__Description of the task__.
Copy the data exactly; pictures stay out of the copy.

__Stored data__.

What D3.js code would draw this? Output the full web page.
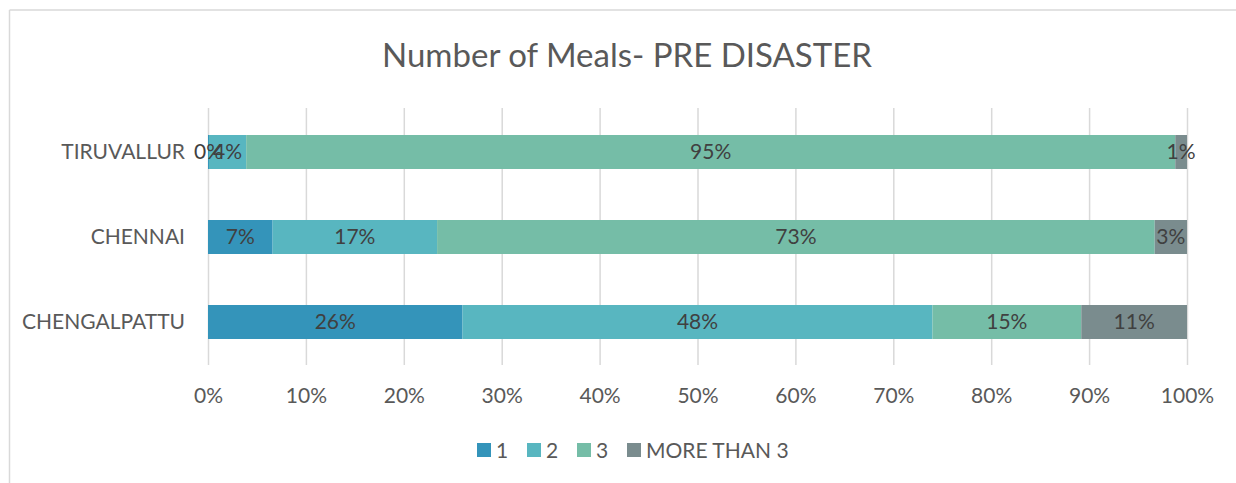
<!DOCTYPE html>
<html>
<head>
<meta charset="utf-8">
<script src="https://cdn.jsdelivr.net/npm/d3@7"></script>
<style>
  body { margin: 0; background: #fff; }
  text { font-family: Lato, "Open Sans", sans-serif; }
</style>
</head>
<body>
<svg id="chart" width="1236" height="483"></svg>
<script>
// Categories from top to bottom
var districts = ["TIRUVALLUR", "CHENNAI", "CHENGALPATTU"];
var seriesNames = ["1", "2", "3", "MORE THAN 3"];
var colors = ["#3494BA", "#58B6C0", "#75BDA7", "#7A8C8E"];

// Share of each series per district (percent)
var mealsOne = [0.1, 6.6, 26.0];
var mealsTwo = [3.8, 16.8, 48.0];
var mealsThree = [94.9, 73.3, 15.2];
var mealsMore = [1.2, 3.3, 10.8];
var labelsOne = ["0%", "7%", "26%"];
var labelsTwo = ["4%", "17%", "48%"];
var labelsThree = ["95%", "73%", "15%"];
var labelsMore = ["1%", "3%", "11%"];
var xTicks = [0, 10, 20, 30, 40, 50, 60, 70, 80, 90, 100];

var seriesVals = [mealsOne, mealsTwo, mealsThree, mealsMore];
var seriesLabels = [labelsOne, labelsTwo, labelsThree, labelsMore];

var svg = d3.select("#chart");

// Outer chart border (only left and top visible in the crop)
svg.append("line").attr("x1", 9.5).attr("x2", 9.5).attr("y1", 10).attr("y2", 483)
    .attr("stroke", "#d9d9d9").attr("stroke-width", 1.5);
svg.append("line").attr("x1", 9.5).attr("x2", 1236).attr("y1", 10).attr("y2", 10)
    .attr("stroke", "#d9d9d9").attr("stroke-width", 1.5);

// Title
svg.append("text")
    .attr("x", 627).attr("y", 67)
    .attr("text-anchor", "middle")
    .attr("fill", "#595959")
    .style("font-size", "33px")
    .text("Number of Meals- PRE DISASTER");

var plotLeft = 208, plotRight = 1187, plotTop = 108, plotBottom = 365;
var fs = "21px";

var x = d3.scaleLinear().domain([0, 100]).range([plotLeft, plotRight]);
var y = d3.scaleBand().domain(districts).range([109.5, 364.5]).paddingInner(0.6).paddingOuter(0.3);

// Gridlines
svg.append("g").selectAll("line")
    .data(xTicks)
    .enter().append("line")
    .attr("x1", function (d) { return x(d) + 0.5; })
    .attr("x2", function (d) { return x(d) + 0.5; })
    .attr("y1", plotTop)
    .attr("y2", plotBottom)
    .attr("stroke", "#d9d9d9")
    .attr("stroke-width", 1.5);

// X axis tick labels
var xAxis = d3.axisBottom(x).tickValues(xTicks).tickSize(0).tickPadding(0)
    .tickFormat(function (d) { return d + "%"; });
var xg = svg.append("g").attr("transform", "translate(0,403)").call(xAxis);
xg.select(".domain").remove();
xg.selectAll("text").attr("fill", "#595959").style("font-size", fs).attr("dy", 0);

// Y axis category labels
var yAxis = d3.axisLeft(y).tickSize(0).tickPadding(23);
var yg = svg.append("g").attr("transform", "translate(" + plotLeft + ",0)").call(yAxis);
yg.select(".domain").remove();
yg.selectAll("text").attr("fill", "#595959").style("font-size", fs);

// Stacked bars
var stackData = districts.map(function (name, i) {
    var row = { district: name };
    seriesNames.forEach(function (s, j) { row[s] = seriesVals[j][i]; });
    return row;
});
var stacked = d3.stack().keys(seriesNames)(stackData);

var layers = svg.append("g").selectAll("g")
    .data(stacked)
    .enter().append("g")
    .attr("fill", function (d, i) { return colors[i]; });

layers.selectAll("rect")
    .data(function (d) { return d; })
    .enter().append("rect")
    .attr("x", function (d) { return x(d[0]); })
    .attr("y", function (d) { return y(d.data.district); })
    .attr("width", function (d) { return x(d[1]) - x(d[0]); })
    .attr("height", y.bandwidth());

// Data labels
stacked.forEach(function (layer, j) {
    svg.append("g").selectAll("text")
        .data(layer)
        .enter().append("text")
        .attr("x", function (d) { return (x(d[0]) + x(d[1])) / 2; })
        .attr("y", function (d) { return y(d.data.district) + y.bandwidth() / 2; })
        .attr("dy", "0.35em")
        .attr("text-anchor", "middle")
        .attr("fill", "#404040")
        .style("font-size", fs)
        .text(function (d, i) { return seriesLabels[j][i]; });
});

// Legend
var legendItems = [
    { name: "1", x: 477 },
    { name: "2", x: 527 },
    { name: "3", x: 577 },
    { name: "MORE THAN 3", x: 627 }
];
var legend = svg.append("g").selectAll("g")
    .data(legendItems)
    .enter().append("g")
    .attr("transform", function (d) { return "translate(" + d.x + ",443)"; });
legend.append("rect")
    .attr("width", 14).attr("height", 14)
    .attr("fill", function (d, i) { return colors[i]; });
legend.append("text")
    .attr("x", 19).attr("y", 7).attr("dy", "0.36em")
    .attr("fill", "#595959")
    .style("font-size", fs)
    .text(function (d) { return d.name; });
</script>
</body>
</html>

__Result__.
What D3.js code would draw this? Output the full web page.
<!DOCTYPE html>
<html>
<head>
<meta charset="utf-8">
<script src="https://cdn.jsdelivr.net/npm/d3@7"></script>
<style>
  body { margin: 0; background: #fff; }
  text { font-family: Lato, "Open Sans", sans-serif; }
</style>
</head>
<body>
<svg id="chart" width="1236" height="483"></svg>
<script>
// Categories from top to bottom
var districts = ["TIRUVALLUR", "CHENNAI", "CHENGALPATTU"];
var seriesNames = ["1", "2", "3", "MORE THAN 3"];
var colors = ["#3494BA", "#58B6C0", "#75BDA7", "#7A8C8E"];

// Share of each series per district (percent)
var mealsOne = [0.1, 6.6, 26.0];
var mealsTwo = [3.8, 16.8, 48.0];
var mealsThree = [94.9, 73.3, 15.2];
var mealsMore = [1.2, 3.3, 10.8];
var labelsOne = ["0%", "7%", "26%"];
var labelsTwo = ["4%", "17%", "48%"];
var labelsThree = ["95%", "73%", "15%"];
var labelsMore = ["1%", "3%", "11%"];
var xTicks = [0, 10, 20, 30, 40, 50, 60, 70, 80, 90, 100];

var seriesVals = [mealsOne, mealsTwo, mealsThree, mealsMore];
var seriesLabels = [labelsOne, labelsTwo, labelsThree, labelsMore];

var svg = d3.select("#chart");

// Outer chart border (only left and top visible in the crop)
svg.append("line").attr("x1", 9.5).attr("x2", 9.5).attr("y1", 10).attr("y2", 483)
    .attr("stroke", "#d9d9d9").attr("stroke-width", 1.5);
svg.append("line").attr("x1", 9.5).attr("x2", 1236).attr("y1", 10).attr("y2", 10)
    .attr("stroke", "#d9d9d9").attr("stroke-width", 1.5);

// Title
svg.append("text")
    .attr("x", 627).attr("y", 67)
    .attr("text-anchor", "middle")
    .attr("fill", "#595959")
    .style("font-size", "33px")
    .text("Number of Meals- PRE DISASTER");

var plotLeft = 208, plotRight = 1187, plotTop = 108, plotBottom = 365;
var fs = "21px";

var x = d3.scaleLinear().domain([0, 100]).range([plotLeft, plotRight]);
var y = d3.scaleBand().domain(districts).range([109.5, 364.5]).paddingInner(0.6).paddingOuter(0.3);

// Gridlines
svg.append("g").selectAll("line")
    .data(xTicks)
    .enter().append("line")
    .attr("x1", function (d) { return x(d) + 0.5; })
    .attr("x2", function (d) { return x(d) + 0.5; })
    .attr("y1", plotTop)
    .attr("y2", plotBottom)
    .attr("stroke", "#d9d9d9")
    .attr("stroke-width", 1.5);

// X axis tick labels
var xAxis = d3.axisBottom(x).tickValues(xTicks).tickSize(0).tickPadding(0)
    .tickFormat(function (d) { return d + "%"; });
var xg = svg.append("g").attr("transform", "translate(0,403)").call(xAxis);
xg.select(".domain").remove();
xg.selectAll("text").attr("fill", "#595959").style("font-size", fs).attr("dy", 0);

// Y axis category labels
var yAxis = d3.axisLeft(y).tickSize(0).tickPadding(23);
var yg = svg.append("g").attr("transform", "translate(" + plotLeft + ",0)").call(yAxis);
yg.select(".domain").remove();
yg.selectAll("text").attr("fill", "#595959").style("font-size", fs);

// Stacked bars
var stackData = districts.map(function (name, i) {
    var row = { district: name };
    seriesNames.forEach(function (s, j) { row[s] = seriesVals[j][i]; });
    return row;
});
var stacked = d3.stack().keys(seriesNames)(stackData);

var layers = svg.append("g").selectAll("g")
    .data(stacked)
    .enter().append("g")
    .attr("fill", function (d, i) { return colors[i]; });

layers.selectAll("rect")
    .data(function (d) { return d; })
    .enter().append("rect")
    .attr("x", function (d) { return x(d[0]); })
    .attr("y", function (d) { return y(d.data.district); })
    .attr("width", function (d) { return x(d[1]) - x(d[0]); })
    .attr("height", y.bandwidth());

// Data labels
stacked.forEach(function (layer, j) {
    svg.append("g").selectAll("text")
        .data(layer)
        .enter().append("text")
        .attr("x", function (d) { return (x(d[0]) + x(d[1])) / 2; })
        .attr("y", function (d) { return y(d.data.district) + y.bandwidth() / 2; })
        .attr("dy", "0.35em")
        .attr("text-anchor", "middle")
        .attr("fill", "#404040")
        .style("font-size", fs)
        .text(function (d, i) { return seriesLabels[j][i]; });
});

// Legend
var legendItems = [
    { name: "1", x: 477 },
    { name: "2", x: 527 },
    { name: "3", x: 577 },
    { name: "MORE THAN 3", x: 627 }
];
var legend = svg.append("g").selectAll("g")
    .data(legendItems)
    .enter().append("g")
    .attr("transform", function (d) { return "translate(" + d.x + ",443)"; });
legend.append("rect")
    .attr("width", 14).attr("height", 14)
    .attr("fill", function (d, i) { return colors[i]; });
legend.append("text")
    .attr("x", 19).attr("y", 7).attr("dy", "0.36em")
    .attr("fill", "#595959")
    .style("font-size", fs)
    .text(function (d) { return d.name; });
</script>
</body>
</html>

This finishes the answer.